C.J. Cron homered, doubled twice and singled twice for the Twins. Max Kepler, Jorge Polanco and Eddie Rosario also homered for Minnesota.

It was the third time in franchise history – dating to their days as the Washington Senators – and second time this season Minnesota homered eight times. Before doing it April 20 against Baltimore, the last time it happened was in 1963 against Washington.

Schoop drove in four runs and Sano three as the Twins won six of seven on their road trip that began in Seattle and wound up with their first sweep in Anaheim since 1996. Minnesota, with the best record in the majors, hit 22 homers against the Mariners and the Angels while outscoring them 67-24.

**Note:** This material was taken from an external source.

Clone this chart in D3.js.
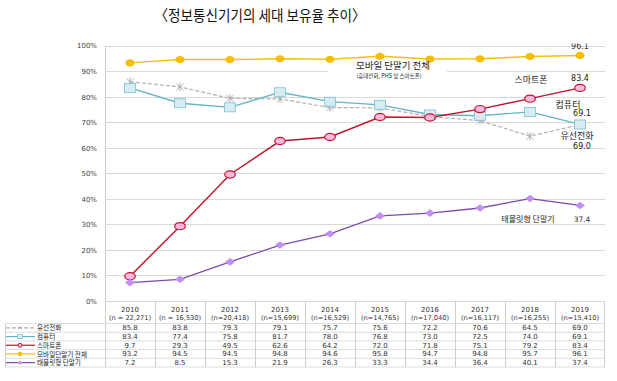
<!DOCTYPE html>
<html><head><meta charset="utf-8">
<script src="https://cdn.jsdelivr.net/npm/d3@7"></script>
<style>html,body{margin:0;padding:0;background:#fff;}</style>
</head><body><svg id="c" width="617" height="381"></svg>
<script>
const years = ["2010","2011","2012","2013","2014","2015","2016","2017","2018","2019"];
const samples = ["(n = 22,271)","(n = 16,530)","(n=20,418)","(n=15,699)","(n=16,529)","(n=14,765)","(n=17,040)","(n=16,117)","(n=16,255)","(n=15,410)"];
const wired = [85.8,83.8,79.3,79.1,75.7,75.6,72.2,70.6,64.5,69.0];
const computer = [83.4,77.4,75.8,81.7,78.0,76.8,73.0,72.5,74.0,69.1];
const smartphone = [9.7,29.3,49.5,62.6,64.2,72.0,71.8,75.1,79.2,83.4];
const mobileAll = [93.2,94.5,94.5,94.8,94.6,95.8,94.7,94.8,95.7,96.1];
const tablet = [7.2,8.5,15.3,21.9,26.3,33.3,34.4,36.4,40.1,37.4];
const seriesNames = ["유선전화","컴퓨터","스마트폰","모바일단말기 전체","태블릿형 단말기"];
const yTicks = [0,10,20,30,40,50,60,70,80,90,100];

const series = [
  {name:seriesNames[0], vals:wired, color:"#b0b0b0", dash:"4,2", marker:"star", fill:"none", stroke:"#a8a8a8", w:1.2},
  {name:seriesNames[1], vals:computer, color:"#62b5c6", dash:null, marker:"square", fill:"#d6ebf2", stroke:"#7cc0d0", w:1.3},
  {name:seriesNames[2], vals:smartphone, color:"#c0142c", dash:null, marker:"circle", fill:"#f6b8dc", stroke:"#c0142c", w:1.4},
  {name:seriesNames[3], vals:mobileAll, color:"#f4c20d", dash:null, marker:"dot", fill:"#f7bd00", stroke:"#f7bd00", w:1.5},
  {name:seriesNames[4], vals:tablet, color:"#7e4aa8", dash:null, marker:"diamond", fill:"#c28ef2", stroke:"#c28ef2", w:1.3}
];

const svg = d3.select("#c");
const numFont = "DejaVu Sans, sans-serif";
const krFont = "'Noto Sans CJK KR', sans-serif";

const x = d3.scaleBand().domain(years).range([105,605]);
const cx = d => x(d) + x.bandwidth()/2;
const y = d3.scaleLinear().domain([0,100]).range([301,45.5]);

// title
svg.append("text").attr("x",260).attr("y",21).attr("text-anchor","middle")
  .attr("font-family",krFont).attr("font-size",15).attr("fill","#111")
  .attr("textLength",211).attr("lengthAdjust","spacingAndGlyphs")
  .text("〈정보통신기기의 세대 보유율 추이〉");

// grid
svg.append("g").selectAll("line").data(yTicks).join("line")
  .attr("x1",105).attr("x2",605).attr("y1",d=>Math.round(y(d))+0.5).attr("y2",d=>Math.round(y(d))+0.5)
  .attr("stroke","#d9d9d9").attr("stroke-width",1);
svg.append("line").attr("x1",105.5).attr("x2",105.5).attr("y1",y(100)).attr("y2",y(0)).attr("stroke","#d0d0d0");

// y axis labels
const yAxis = d3.axisLeft(y).tickValues(yTicks).tickFormat(d=>d+"%").tickSize(0).tickPadding(8);
const ya = svg.append("g").attr("transform","translate(105,0)").call(yAxis);
ya.select(".domain").remove();
ya.selectAll("text").attr("font-family",numFont).attr("font-size",7).attr("fill","#444").attr("dy","0.35em");

// white box behind annotation
svg.append("rect").attr("x",328).attr("y",61).attr("width",119).attr("height",20).attr("fill","#fff");

// lines
const line = d3.line().x((d,i)=>cx(years[i])).y(d=>y(d));
series.forEach(s=>{
  svg.append("path").datum(s.vals).attr("d",line).attr("fill","none")
    .attr("stroke",s.color).attr("stroke-width",s.w).attr("stroke-dasharray",s.dash);
});

function drawMarker(g, s, px, py){
  if(s.marker==="star"){
    const r=3.5;
    g.append("path").attr("d",`M${px-r},${py-r}L${px+r},${py+r}M${px-r},${py+r}L${px+r},${py-r}M${px},${py-r-0.5}L${px},${py+r+0.5}`)
      .attr("stroke",s.stroke).attr("stroke-width",0.9).attr("fill","none");
  } else if(s.marker==="square"){
    g.append("rect").attr("x",px-5.5).attr("y",py-4.5).attr("width",11).attr("height",9)
      .attr("fill",s.fill).attr("stroke",s.stroke).attr("stroke-width",0.8);
  } else if(s.marker==="circle"){
    g.append("ellipse").attr("cx",px).attr("cy",py).attr("rx",5.3).attr("ry",3.6)
      .attr("fill",s.fill).attr("stroke",s.stroke).attr("stroke-width",1.2);
  } else if(s.marker==="dot"){
    g.append("ellipse").attr("cx",px).attr("cy",py).attr("rx",4.6).attr("ry",3.6).attr("fill",s.fill);
  } else if(s.marker==="diamond"){
    g.append("path").attr("d",`M${px},${py-3.8}L${px+5},${py}L${px},${py+3.8}L${px-5},${py}Z`).attr("fill",s.fill);
  }
}
series.forEach(s=>{
  const g = svg.append("g");
  s.vals.forEach((v,i)=>drawMarker(g,s,cx(years[i]),y(v)));
});

// annotations
function txt(t,xx,yy,size,font,anchor,fill,weight){
  return svg.append("text").attr("x",xx).attr("y",yy).attr("font-size",size).attr("font-family",font)
    .attr("text-anchor",anchor||"middle").attr("fill",fill||"#222").attr("font-weight",weight||"normal").text(t);
}
txt("모바일 단말기 전체",393,69,9.5,krFont);
txt("(휴대전화, PHS 및 스마트폰)",389,77.5,5.5,krFont);
svg.append("defs").append("clipPath").attr("id","topclip").append("rect").attr("x",0).attr("y",43.5).attr("width",617).attr("height",20);
txt(mobileAll[9].toFixed(1),cx("2019"),48.5,8,numFont,"middle","#333").attr("clip-path","url(#topclip)");
txt("스마트폰",531,83,9,krFont);
txt(smartphone[9].toFixed(1),cx("2019"),80.5,8,numFont,"middle","#222");
txt("컴퓨터",568,107.5,9,krFont);
txt(computer[9].toFixed(1),cx("2019")+2,116,8,numFont,"middle","#222");
txt("유선전화",577,138.5,9,krFont);
txt(wired[9].toFixed(1),cx("2019")+2,148.5,8,numFont,"middle","#222");
txt("태블릿형 단말기",528,221.5,8,krFont);
txt(tablet[9].toFixed(1),cx("2019")+2,221.5,7.5,numFont,"middle","#333");

// table
const rowTop = 323.5, rowH = 8.7;
const tg = svg.append("g");
years.forEach(yr=>{
  tg.append("line").attr("x1",Math.round(x(yr))+0.5).attr("x2",Math.round(x(yr))+0.5).attr("y1",301).attr("y2",rowTop+rowH*5)
    .attr("stroke","#cfcfcf");
});
tg.append("line").attr("x1",604.5).attr("x2",604.5).attr("y1",301).attr("y2",rowTop+rowH*5).attr("stroke","#cfcfcf");
tg.append("line").attr("x1",5.5).attr("x2",5.5).attr("y1",rowTop).attr("y2",rowTop+rowH*5).attr("stroke","#cfcfcf");
for(let i=0;i<=5;i++){
  tg.append("line").attr("x1",5).attr("x2",605).attr("y1",rowTop+rowH*i).attr("y2",rowTop+rowH*i).attr("stroke","#d4d4d4").attr("stroke-width",0.8);
}
years.forEach((yr,i)=>{
  txt(yr,cx(yr),312,7,numFont,"middle","#333");
  txt(samples[i],cx(yr),319.5,6.6,numFont,"middle","#333");
});
series.forEach((s,r)=>{
  const yy = rowTop + rowH*r + rowH/2;
  s.vals.forEach((v,i)=>{
    txt(v.toFixed(1),cx(years[i]),yy+2.5,7,numFont,"middle","#333");
  });
  const lg = svg.append("g");
  lg.append("line").attr("x1",6).attr("x2",35).attr("y1",yy).attr("y2",yy)
    .attr("stroke",s.color).attr("stroke-width",1.2).attr("stroke-dasharray",s.dash);
  if(s.marker==="star"){
    lg.append("path").attr("d",`M${18},${yy-2}L${22},${yy+2}M${18},${yy+2}L${22},${yy-2}`).attr("stroke",s.stroke).attr("stroke-width",0.8);
  } else if(s.marker==="square"){
    lg.append("rect").attr("x",17.5).attr("y",yy-2).attr("width",5).attr("height",4).attr("fill",s.fill).attr("stroke",s.stroke).attr("stroke-width",0.7);
  } else if(s.marker==="circle"){
    lg.append("circle").attr("cx",20).attr("cy",yy).attr("r",2).attr("fill",s.fill).attr("stroke",s.stroke).attr("stroke-width",0.9);
  } else if(s.marker==="dot"){
    lg.append("circle").attr("cx",20).attr("cy",yy).attr("r",2.2).attr("fill",s.fill);
  } else {
    lg.append("path").attr("d",`M20,${yy-2.2}L22.6,${yy}L20,${yy+2.2}L17.4,${yy}Z`).attr("fill",s.fill);
  }
  txt(s.name,37,yy+2.6,6.6,krFont,"start","#222");
});
</script>
</body></html>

There were a total of 11 home runs in this game, which was originally set for Wednesday but postponed due to unplayable field conditions following a pregame storm.

Angels first baseman Jared Walsh, who made five relief appearances in Triple-A this season, pitched for the first time in the majors. He gave up a run on two hits and a walk in the ninth.

The eight home runs also tied the Angels mark for most allowed. It previously happened in 2005 against Texas and 1996 vs. Oakland.

Four of the seven hits Matt Harvey (2-4) allowed in 2 2/3 innings went over the wall as the right-hander gave up eight runs for the second time this season.

Tommy La Stella hit his first grand slam in the ninth for the Angels, who have dropped four straight. David Fletcher and Brian Goodwin also homered for Los Angeles.

Minnesota broke open the game in the second inning with six runs, which included a three-run shot by Schoop and two-run drive by Polanco. Harvey was chased in the third after solo homers by Cron and Sano.

The Twins hit three home runs in the seventh to extend their lead to 14-2. Sano’s two-run shot and Schoop’s solo homer marked the sixth time the Twins had gone back-to-back this season. Kepler added a two-run drive.

Twins starter Martin Perez (7-1) went five innings and yielded two runs on five hits.

TOUGH DAY

Angels right fielder Kole Calhoun came up twice with the bases loaded but was unable to get a hit. He struck out in the third and grounded into a force out to end the fifth.

TRAINER’S ROOM

Twins: DH Nelson Cruz (left wrist sprain) returned to Minneapolis. He is eligible to come off the injured list on Friday but manager Rocco Baldelli said they are still seeing how he is doing swinging during batting practice.

Angels: SS Andrelton Simmons (left ankle sprain) saw a foot and ankle specialist Wednesday and expects to remain in a walking boot for at least two weeks. . LHP Andrew Heaney (elbow) had a bullpen session before Thursday’s game and could make his season debut Sunday.

UP NEXT

Twins: Return home and open a three-game series against the Chicago White Sox. RHP Jose Berrios (6-2, 3.39 ERA) has seven or more strikeouts in his last four starts.

Angels: Conclude their home stand with three games against Texas. RHP Griffin Canning (2-3, 3.80 ERA), who became the second LA starter to go seven innings last Saturday against Kansas City, gets the call on Friday.